Battling penguins
15 January 2008 | Bushy Bay, Oamaru
From the Waitaka valley we turned south to Oamaru. This was a major port and is the first town-sized Scottish settlement in this most Caledonian of colonies. The names are redolent of trout in granite streams; Usk Street and Glendale. (Though someone has also been here from the East of England, given the presence of the Yare and Lynn in the street atlas.) The architecture has decorations often foresworn in the dour North but is unmistakably Scottish in its churches and grand public buildings. Much of it is in the lovely whitestone of this area, a bright limestone which wears remarkably well and is easy to quarry.
Just outside Oamaru there are colonies of both Little Blue and Yellow-Eared penguins. The latter are now rare and protected, and we've never seen them before, so we went to Bushy Bay. Here DOC have created a cliff top walkway and hide, to stop people frightening these nervous birds off their nests. It's an excellent facility with a grandstand view of the penguins emerging from the kelp and surf.

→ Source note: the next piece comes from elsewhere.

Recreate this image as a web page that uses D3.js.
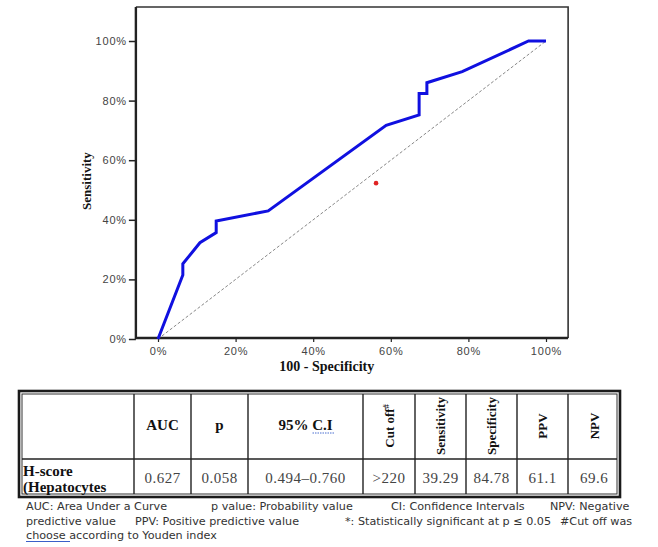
<!DOCTYPE html>
<html>
<head>
<meta charset="utf-8">
<script src="https://cdn.jsdelivr.net/npm/d3@7"></script>
<style>
  body { margin: 0; background: #fff; }
  .axis text { font-family: Arial, "Liberation Sans", sans-serif; font-size: 11px; fill: #444; letter-spacing: 0.8px; }
  .axis path, .axis line { stroke: #222; }
</style>
</head>
<body>
<div id="chart"></div>
<script>
document.addEventListener('DOMContentLoaded', init, false);

var width = 658;
var height = 547;

// ROC curve (100 - specificity, sensitivity in %)
var fpr = [0, 6.4, 6.4, 10.8, 15.0, 15.0, 28.4, 58.8, 67.3, 67.3, 69.3, 69.3, 78.4, 95.5, 100];
var tpr = [0, 21.5, 25.2, 32.3, 35.7, 39.6, 43.0, 71.7, 75.2, 82.4, 82.4, 86.0, 89.7, 100, 100];
var refLine = [[0, 0], [100, 100]];
var cutPoint = [[56.2, 52.3]];
var tickValues = [0, 20, 40, 60, 80, 100];

// table contents
var headers = ['', 'AUC', 'p', '95% C.I', 'Cut off', 'Sensitivity', 'Specificity', 'PPV', 'NPV'];
var rowLabel = ['H-score', '(Hepatocytes'];
var rowValues = ['0.627', '0.058', '0.494\u20130.760', '>220', '39.29', '84.78', '61.1', '69.6'];

// footnote
var notes = [
  ['AUC: Area Under a Curve', 'p value:  Probability value', 'CI: Confidence Intervals', 'NPV:  Negative'],
  ['predictive value', 'PPV: Positive predictive value', '*: Statistically significant at p \u2264 0.05', '#Cut off was'],
  ['choose according to Youden index']
];

function init() {

  var svg = d3.select('#chart')
    .append('svg')
      .attr('width', width)
      .attr('height', height);

  drawRoc(svg);
  drawTable(svg);
  drawNotes(svg);
}

function drawRoc(svg) {

  var x = d3.scaleLinear().domain([0, 100]).range([158, 546]);
  var y = d3.scaleLinear().domain([0, 100]).range([339, 41]);

  var left = x(-5.7), right = x(105.7), top = y(111.4), bottom = y(0) - 1;

  // frame
  svg.append('path')
    .attr('fill', 'none')
    .attr('stroke', '#333')
    .attr('stroke-width', 1.6)
    .attr('d', 'M' + left + ',' + top + 'H' + right + 'V' + bottom);

  svg.append('path')
    .attr('fill', 'none')
    .attr('stroke', '#222')
    .attr('stroke-width', 2.4)
    .attr('d', 'M' + left + ',' + top + 'V' + bottom + 'H' + right);

  var yAxis = svg.append('g')
    .attr('class', 'axis')
    .attr('transform', 'translate(' + left + ',0)')
    .call(d3.axisLeft(y).tickValues(tickValues).tickSize(7).tickPadding(2)
      .tickFormat(function (d) { return d + '%'; }));
  yAxis.select('.domain').remove();
  yAxis.selectAll('line').attr('stroke-width', 1.5);

  var xAxis = svg.append('g')
    .attr('class', 'axis')
    .attr('transform', 'translate(0,' + bottom + ')')
    .call(d3.axisBottom(x).tickValues(tickValues).tickSize(4).tickPadding(5)
      .tickFormat(function (d) { return d + '%'; }));
  xAxis.select('.domain').remove();
  xAxis.selectAll('line').attr('stroke-width', 1.2);

  var line = d3.line()
    .x(function (d) { return x(d[0]); })
    .y(function (d) { return y(d[1]); });

  svg.append('path')
    .attr('fill', 'none')
    .attr('stroke', '#888')
    .attr('stroke-width', 1)
    .attr('stroke-dasharray', '3,2')
    .attr('d', line(refLine));

  svg.append('path')
    .attr('fill', 'none')
    .attr('stroke', '#1010e0')
    .attr('stroke-width', 3)
    .attr('stroke-linejoin', 'miter')
    .attr('d', line(fpr.map(function (d, i) { return [d, tpr[i]]; })));

  svg.selectAll('.cut')
    .data(cutPoint)
    .enter()
    .append('circle')
      .attr('cx', function (d) { return x(d[0]); })
      .attr('cy', function (d) { return y(d[1]); })
      .attr('r', 2.3)
      .attr('fill', '#e02424');

  svg.append('text')
    .attr('transform', 'translate(91,' + y(53) + ') rotate(-90)')
    .attr('text-anchor', 'middle')
    .attr('font-family', '"Liberation Serif", "Times New Roman", serif')
    .attr('font-weight', 'bold')
    .attr('font-size', 13)
    .attr('fill', '#111')
    .text('Sensitivity');

  svg.append('text')
    .attr('x', x(43.5))
    .attr('y', 371)
    .attr('text-anchor', 'middle')
    .attr('font-family', '"Liberation Serif", "Times New Roman", serif')
    .attr('font-weight', 'bold')
    .attr('font-size', 14)
    .attr('fill', '#111')
    .text('100 - Specificity');
}

function drawTable(svg) {

  var cols = [19, 134, 191, 248, 363, 415, 466, 517, 568, 620];
  var top = 391, mid = 459, bottom = 497;
  var serif = '"Liberation Serif", "Times New Roman", serif';

  var table = svg.append('g').attr('class', 'table');

  table.append('rect')
    .attr('x', cols[0]).attr('y', top)
    .attr('width', cols[9] - cols[0]).attr('height', bottom - top)
    .attr('fill', 'none').attr('stroke', '#1a1a1a').attr('stroke-width', 2.6);

  table.append('rect')
    .attr('x', cols[0] + 3).attr('y', top + 3)
    .attr('width', cols[9] - cols[0] - 6).attr('height', bottom - top - 6)
    .attr('fill', 'none').attr('stroke', '#333').attr('stroke-width', 1);

  table.append('line')
    .attr('x1', cols[0] + 3).attr('x2', cols[9] - 3)
    .attr('y1', mid).attr('y2', mid)
    .attr('stroke', '#222').attr('stroke-width', 1.4);

  table.selectAll('.vline')
    .data(cols.slice(1, 9))
    .enter()
    .append('line')
      .attr('x1', function (d) { return d; }).attr('x2', function (d) { return d; })
      .attr('y1', top + 3).attr('y2', bottom - 3)
      .attr('stroke', '#222').attr('stroke-width', 1.4);

  headers.forEach(function (h, i) {
    if (!h) return;
    var cx = (cols[i] + cols[i + 1]) / 2;
    var cy = (top + mid) / 2;
    var t = table.append('text')
      .attr('font-family', serif)
      .attr('font-weight', 'bold')
      .attr('fill', '#111')
      .attr('text-anchor', 'middle');

    if (i >= 4) {
      t.attr('font-size', 13)
        .attr('transform', 'translate(' + (cx + 4.5) + ',' + (cy + 1) + ') rotate(-90)').text(h);
      if (i == 4) {
        t.append('tspan').attr('font-size', 8).attr('dy', -5).text('#');
      }
    } else {
      t.attr('font-size', 15).attr('x', cx).attr('y', cy + 5).text(h);
      if (h == '95% C.I') {
        table.append('line')
          .attr('x1', cx + 7).attr('x2', cx + 29)
          .attr('y1', cy + 8).attr('y2', cy + 8)
          .attr('stroke', '#4a6fd0').attr('stroke-width', 1)
          .attr('stroke-dasharray', '1.5,1');
      }
    }
  });

  table.selectAll('.label')
    .data(rowLabel)
    .enter()
    .append('text')
      .attr('x', 23)
      .attr('y', function (d, i) { return 476 + i * 16; })
      .attr('font-family', serif)
      .attr('font-weight', 'bold')
      .attr('font-size', 15)
      .attr('fill', '#111')
      .text(function (d) { return d; });

  table.selectAll('.value')
    .data(rowValues)
    .enter()
    .append('text')
      .attr('x', function (d, i) { return (cols[i + 1] + cols[i + 2]) / 2; })
      .attr('y', 483)
      .attr('text-anchor', 'middle')
      .attr('font-family', serif)
      .attr('font-size', 15)
      .attr('letter-spacing', 0.5)
      .attr('fill', '#444')
      .text(function (d) { return d; });
}

function drawNotes(svg) {

  var starts = [
    [26, 211, 391, 550],
    [26, 135, 345, 560],
    [26]
  ];

  var g = svg.append('g')
    .attr('font-family', '"DejaVu Sans", Verdana, sans-serif')
    .attr('font-size', 11.2)
    .attr('fill', '#333');

  notes.forEach(function (line, r) {
    line.forEach(function (s, c) {
      g.append('text')
        .attr('x', starts[r][c])
        .attr('y', 510 + r * 14.5)
        .text(s);
    });
  });

  // spell-check underline under "choose"
  g.append('line')
    .attr('x1', 26).attr('x2', 70)
    .attr('y1', 541.5).attr('y2', 541.5)
    .attr('stroke', '#3a5fc8').attr('stroke-width', 1);
}
</script>
</body>
</html>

The Maori name is hoiho, which means noisy bird. Very apt as the penguins are loud! The chicks on the well-hidden nests scream loudly, sometimes sounding like a baby abandoned in the bush. The adults talk, and often launch into loud screams, trills and trumpets. They can be aggressive. We saw two birds fighting on the beach and despite being perhaps 25m above could hear them clearly.